(Science Comics 005, 1940)
En route to the court of King Neptune to deliver a new invention to him, Navy Jones and Princess Coral find themselves the prisoner of a heinous-looking clarinet-playing mermaid who looks a lot like something out of a 19th Century political cartoon.
I'll be honest here: while the Sea-Witch is a notable-enough villain to cover here, the real attraction of this comic is that it all looks like an outsider art fever dream. The Grand Comics database says that the artist was Bert Whitman and that he did enough comics work in the 40s that I should have run into him, but either luck has conspired against me in that regard or this was just a more interesting assignment than usual for him, because it's just really enjoyably weird.
Navy Jones escapes the clutches of the One-Eyed Octopus when it turns out that it is fatally allergic to pepper, and he and Princess Coral are able to simply swim away under the cover of its dying ink-cloud. The Sea-Witch's little imp minions give chase but are unable to contend with the sheer power of the "Speed Sea Tri-Motor" underwater jetapacks that the duo are wearing courtesy of Coral's as-yet-unnamed father.

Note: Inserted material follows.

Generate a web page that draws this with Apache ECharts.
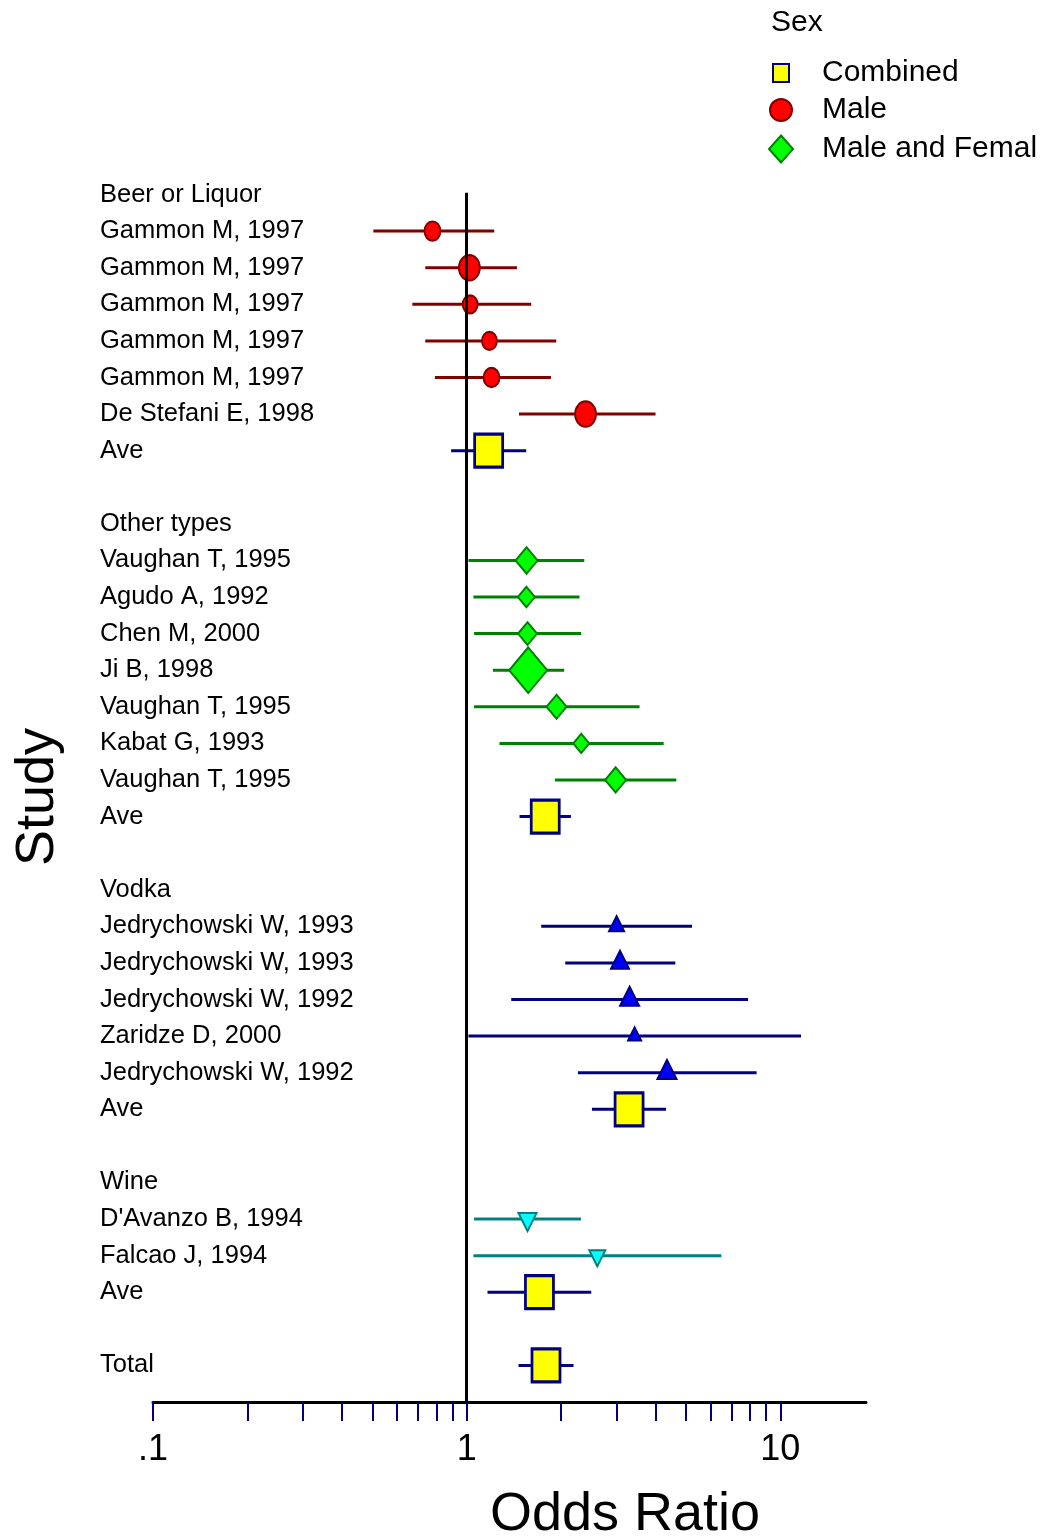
<!DOCTYPE html>
<html><head><meta charset="utf-8">
<script src="https://cdn.jsdelivr.net/npm/echarts@6/dist/echarts.min.js"></script>
<style>html,body{margin:0;padding:0;background:#fff}#chart{width:1051px;height:1537px}</style>
</head><body><div id="chart"></div>
<script>
// ---------- DATA ----------
const rowLabels = [
  'Beer or Liquor',
  'Gammon M, 1997','Gammon M, 1997','Gammon M, 1997','Gammon M, 1997','Gammon M, 1997',
  'De Stefani E, 1998','Ave','',
  'Other types',
  'Vaughan T, 1995','Agudo A, 1992','Chen M, 2000','Ji B, 1998','Vaughan T, 1995','Kabat G, 1993','Vaughan T, 1995',
  'Ave','',
  'Vodka',
  'Jedrychowski W, 1993','Jedrychowski W, 1993','Jedrychowski W, 1992','Zaridze D, 2000','Jedrychowski W, 1992',
  'Ave','',
  'Wine',
  "D'Avanzo B, 1994",'Falcao J, 1994',
  'Ave','',
  'Total'
];

// Male (Beer or Liquor)
const maleRows = [1, 2, 3, 4, 5, 6];
const maleOR   = [0.778, 1.02, 1.026, 1.182, 1.20, 2.393];
const maleLo   = [0.504, 0.738, 0.671, 0.738, 0.792, 1.468];
const maleHi   = [1.224, 1.446, 1.606, 1.93, 1.856, 4.0];
const maleWeight = [16, 21, 15, 15, 16, 21];

// Male and Female (Other types)
const mfRows = [10, 11, 12, 13, 14, 15, 16];
const mfOR   = [1.552, 1.55, 1.563, 1.571, 1.934, 2.318, 2.984];
const mfLo   = [1.013, 1.051, 1.056, 1.212, 1.056, 1.272, 1.911];
const mfHi   = [2.371, 2.29, 2.318, 2.046, 3.557, 4.245, 4.66];
const mfWeight = [22, 17, 19, 38, 20, 16, 21];

// Vodka studies
const vodkaRows = [20, 21, 22, 23, 24];
const vodkaOR   = [3.005, 3.082, 3.307, 3.43, 4.35];
const vodkaLo   = [1.728, 2.062, 1.387, 1.013, 2.263];
const vodkaHi   = [5.228, 4.626, 7.89, 11.64, 8.4];
const vodkaWeight = [15, 18, 19, 13, 19];

// Wine studies
const wineRows = [28, 29];
const wineOR   = [1.563, 2.608];
const wineLo   = [1.056, 1.051];
const wineHi   = [2.313, 6.484];
const wineWeight = [18, 16];

// Combined averages and total
const aveRows = [7, 17, 25, 30, 32];
const aveOR   = [1.175, 1.78, 3.294, 1.706, 1.79];
const aveLo   = [0.892, 1.474, 2.508, 1.165, 1.463];
const aveHi   = [1.548, 2.149, 4.32, 2.495, 2.191];

// Axis ticks
const majorTicks = [0.1, 1, 10];
const tickLabels = ['.1', '1', '10'];
const minorTicks = [0.2,0.3,0.4,0.5,0.6,0.7,0.8,0.9,2,3,4,5,6,7,8,9];
const axisMaxOR = 18.75;

// ---------- CHART ----------
const L = Math.log10;
const FONT = "'Liberation Sans', Arial, sans-serif";
const ELLIPSE = 'path://M0,-1 C0.5523,-1 1,-0.5523 1,0 C1,0.5523 0.5523,1 0,1 C-0.5523,1 -1,0.5523 -1,0 C-1,-0.5523 -0.5523,-1 0,-1 Z';

function ciData(lo, hi, rows) { return rows.map((r, i) => [L(lo[i]), L(hi[i]), r]); }
function ptData(or, rows) { return rows.map((r, i) => [L(or[i]), r]); }
function ciSeries(name, lo, hi, rows, color) {
  return {
    type: 'custom', name: name, z: 2, silent: true,
    encode: { x: [0, 1], y: 2 },
    data: ciData(lo, hi, rows),
    renderItem: function (params, api) {
      const p1 = api.coord([api.value(0), api.value(2)]);
      const p2 = api.coord([api.value(1), api.value(2)]);
      return { type: 'line', shape: { x1: p1[0], y1: p1[1], x2: p2[0], y2: p2[1] },
               style: { stroke: color, lineWidth: 3 } };
    }
  };
}

const chart = echarts.init(document.getElementById('chart'), null, { renderer: 'canvas' });
const option = {
  animation: false,
  backgroundColor: '#ffffff',
  textStyle: { fontFamily: FONT },
  grid: { left: 153, right: 1051 - 866, top: 192.7, bottom: 1537 - 1402, containLabel: false },
  xAxis: {
    type: 'value', min: -1, max: L(axisMaxOR),
    splitLine: { show: false },
    axisLine: { show: true, onZero: false, lineStyle: { color: '#000000', width: 3 } },
    axisTick: { show: true, inside: false, length: 19, customValues: majorTicks.concat(minorTicks).map(L),
                lineStyle: { color: '#000080', width: 2 } },
    axisLabel: { show: true, customValues: majorTicks.map(L), margin: 30,
                 fontSize: 36, color: '#000000', fontFamily: FONT,
                 formatter: function (v) { return tickLabels[Math.round(v) + 1]; } }
  },
  yAxis: {
    type: 'value', inverse: true, min: -0.05, max: 33,
    splitLine: { show: false },
    axisLine: { show: false }, axisTick: { show: false },
    axisLabel: { show: true, customValues: rowLabels.map((_, i) => i), align: 'left', margin: 53,
                 fontSize: 25.5, color: '#000000', fontFamily: FONT, padding: [7, 0, 0, 0],
                 formatter: function (v) { return rowLabels[Math.round(v)] || ''; } }
  },
  legend: [
    { data: [{ name: 'Combined', icon: 'rect' }], left: 772, top: 58, padding: 0, itemWidth: 16, itemHeight: 18,
      selectedMode: false, textStyle: { fontSize: 30, color: '#000', fontFamily: FONT, padding: [0, 0, 0, 28] } },
    { data: [{ name: 'Male', icon: 'circle' }], left: 769, top: 95, padding: 0, itemWidth: 22, itemHeight: 23,
      selectedMode: false, textStyle: { fontSize: 30, color: '#000', fontFamily: FONT, padding: [0, 0, 0, 25] } },
    { data: [{ name: 'Male and Femal', icon: 'diamond' }], left: 768, top: 134, padding: 0, itemWidth: 24, itemHeight: 27,
      selectedMode: false, textStyle: { fontSize: 30, color: '#000', fontFamily: FONT, padding: [0, 0, 0, 24] } }
  ],
  graphic: [
    { type: 'text', left: 771, top: 8, style: { text: 'Sex', font: "30px " + FONT, fill: '#000' } },
    { type: 'text', x: 38, y: 797, rotation: Math.PI / 2,
      style: { text: 'Study', font: "54px " + FONT, fill: '#000', textAlign: 'center', textVerticalAlign: 'middle' } },
    { type: 'text', x: 625, y: 1515,
      style: { text: 'Odds Ratio', font: "54px " + FONT, fill: '#000', textAlign: 'center', textVerticalAlign: 'middle' } }
  ],
  series: [
    ciSeries('Male CI', maleLo, maleHi, maleRows, '#800000'),
    ciSeries('Male and Femal CI', mfLo, mfHi, mfRows, '#008000'),
    ciSeries('Vodka CI', vodkaLo, vodkaHi, vodkaRows, '#000080'),
    ciSeries('Wine CI', wineLo, wineHi, wineRows, '#008080'),
    ciSeries('Combined CI', aveLo, aveHi, aveRows, '#000080'),
    {
      type: 'line', name: 'Reference', data: [], z: 3, silent: true,
      markLine: { silent: true, symbol: ['none', 'none'], label: { show: false },
                  lineStyle: { color: '#000000', width: 3, type: 'solid' },
                  data: [{ xAxis: 0 }] }
    },
    {
      type: 'scatter', name: 'Male', z: 4, symbol: ELLIPSE,
      data: ptData(maleOR, maleRows),
      symbolSize: function (v, p) { const w = maleWeight[p.dataIndex]; return [w, w * 1.2]; },
      itemStyle: { color: '#FF0000', borderColor: '#800000', borderWidth: 2, opacity: 1 }
    },
    {
      type: 'scatter', name: 'Male and Femal', z: 4, symbol: 'diamond',
      data: ptData(mfOR, mfRows),
      symbolSize: function (v, p) { const w = mfWeight[p.dataIndex]; return [w, w * 1.2]; },
      itemStyle: { color: '#00FF00', borderColor: '#008000', borderWidth: 2, opacity: 1 }
    },
    {
      type: 'scatter', name: 'Vodka', z: 4, symbol: 'triangle',
      data: ptData(vodkaOR, vodkaRows),
      symbolSize: function (v, p) { const w = vodkaWeight[p.dataIndex]; return [w, w]; },
      symbolOffset: [0, '-17%'],
      itemStyle: { color: '#0000FF', borderColor: '#000080', borderWidth: 2, opacity: 1 }
    },
    {
      type: 'scatter', name: 'Wine', z: 4, symbol: 'triangle', symbolRotate: 180,
      data: ptData(wineOR, wineRows),
      symbolSize: function (v, p) { const w = wineWeight[p.dataIndex]; return [w, w]; },
      symbolOffset: [0, '17%'],
      itemStyle: { color: '#00FFFF', borderColor: '#008080', borderWidth: 2, opacity: 1 }
    },
    {
      type: 'scatter', name: 'Combined', z: 4, symbol: 'rect',
      data: ptData(aveOR, aveRows),
      symbolSize: [28, 33],
      itemStyle: { color: '#FFFF00', borderColor: '#000080', borderWidth: 3, opacity: 1 }
    }
  ]
};
chart.setOption(option);
</script></body></html>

Other weird and wonderful occurrences in this comic:
An idyll with Queen Nina and her subjects in Mermaid City,
This two-panel plot by a pair of incompetent undersea pirates,
Navy Jones visiting the grave/locker of his great great great grandfather, Davy Jones (bah gawd, his name isn't just a pun, it's hereditary!),
and the pomp, circumstance and wide array of weird sea creatures in King Neptune's court. The question of whether this is the Neptune of myth or just some guy is overshadowed (and possibly answered) by the presence of, for example, a cutlass-wielding fish-man centaur in the background. Delightful!